Supporting Patients with Serious Illness to Plan Ahead
Planning ahead includes:
- Advance care planning
- Personal care and living arrangements
- Legal and financial planning
- Work and retirement planning
- Focusing on the 4Ms: What Matters, Mentation, Mobility, and Medications
Advance Care Planning
If planning is left until late stages of disease or near the end of life, it will be too late for many patients to participate (e.g., in the case of dementia, and/or the high prevalence of cognitive impairment due to the burden of any progressive serious illness).
Planning should occur soon after the diagnosis of a serious illness and be revisited periodically as illness progresses. This will maximize meaningful participation by the person while they retain decision-making capacity.
Planning ahead can help to ensure that values and preferences are known and followed.

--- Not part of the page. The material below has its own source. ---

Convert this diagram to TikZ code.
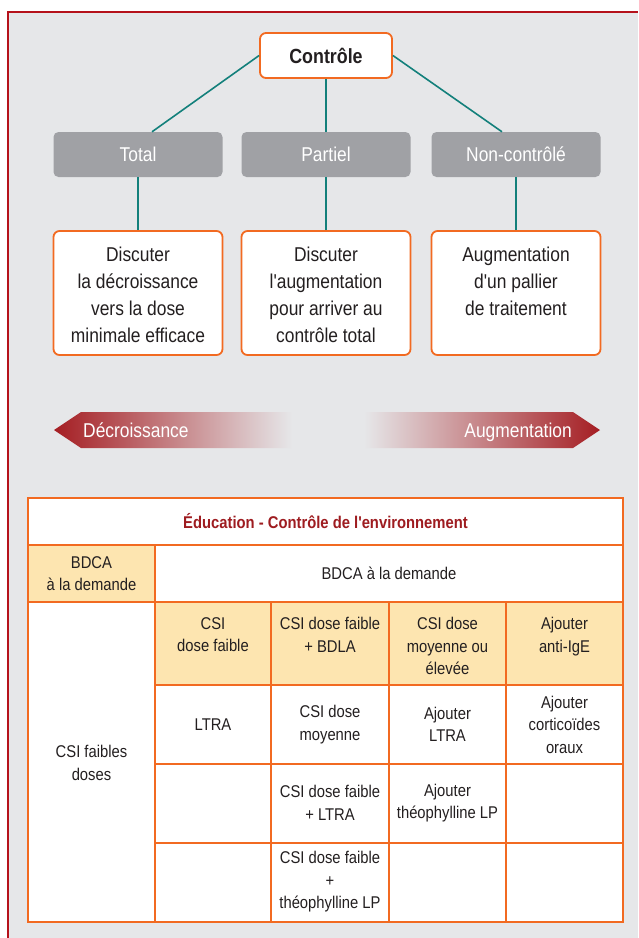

One of the most stressful parts of caregiving is the need to make decisions for a loved one while under time pressure (e.g., during a crisis) or without guidance about what the patients wants.
Advance care planning is a longitudinal process in which individuals:
- Identify someone who should make decisions for them if they cannot
- Think about their personal values and goals
- Consider what types of care they would or would not want in different medical situations
- Discuss their preferences with their loved ones and clinicians
- Ask: “If sometime in the future, you were to have brain damage severe enough that you could no longer recognize or interact with your family and loved ones, what should we prioritize? Would you want your care to focus primarily on your comfort at that point in your life, or would you prefer to continue all life-prolonging treatments?”

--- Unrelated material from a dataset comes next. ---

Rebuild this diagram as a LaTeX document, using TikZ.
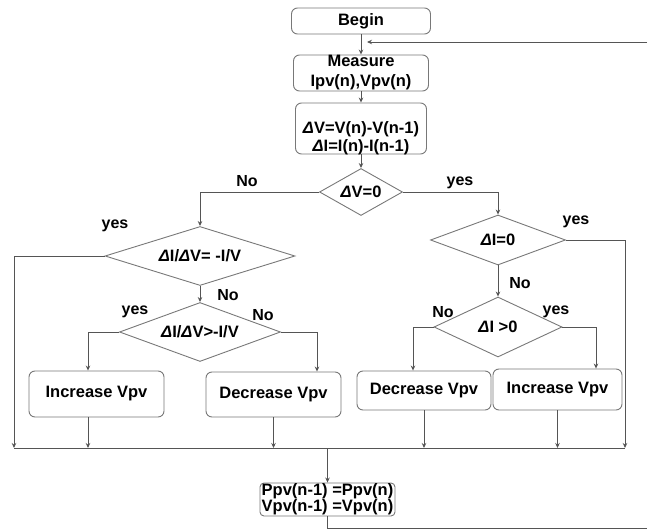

Be aware of available advance care planning training.
Personal Care and Living Arrangements
A person with serious illness, and their family, should start putting a plan in place for personal care and long-term care. This might include identifying financial resources (e.g., long-term care insurance), family or paid caregivers, and community resources.
Identify which friends, family, and neighbors may be willing to help as the disease progresses, recognizing that caregiving responsibilities often require more than one person.

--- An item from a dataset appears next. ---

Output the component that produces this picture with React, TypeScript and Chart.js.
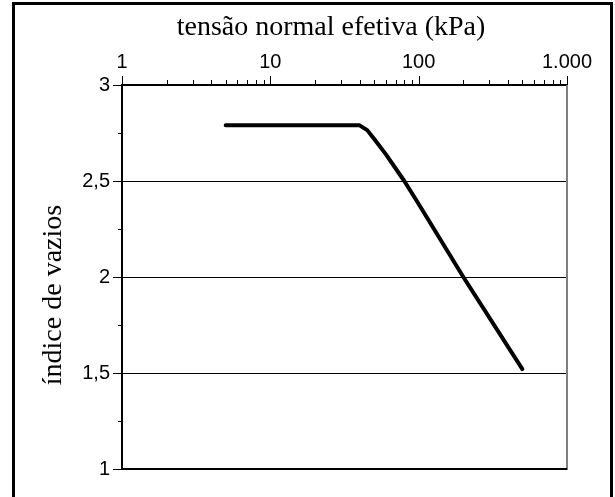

Legal and Financial Planning
Clinicians do not need to be financial planning experts, but they can help focus the patient and family on its importance and refer patients and families to community resources for financial planning assistance.
Work and Retirement Planning
Some patients find that working helps them feel better both physically and emotionally. Others feel differently. The key is to allow time for individuals to consider any possible implications of work-related decisions, including:
- Risks to safety associated with working
- The ability of the company to provide support and accommodation
- The possibility of changing or reducing duties
- Effect on benefits and other entitlements
Using the 4M’s Framework
All older adults and all people living with a serious illness require care informed by the principles of prevention and mitigation of common hazards associated with both the illness itself, and with the unintended consequences of medical care and medications. Using the 4Ms Framework serves as a structured reminder of the importance of reducing risks to cognitive and functional independence, which is, by far, the highest priority of patients in multiple studies.
What Matters: Know and align care with each older adult's specific health outcome goals and care preferences including, but not limited to, end-of-life care, and across settings of care.
Medication: If medication is necessary, use Age-Friendly medication that does not interfere with What Matters to the older adult, Mobility, or Mentation across settings of care.
Mentation: Prevent, identify, treat, and manage dementia, depression, and delirium across settings of care.
Mobility: Ensure that older adults move safely every day in order to maintain function and do What Matters.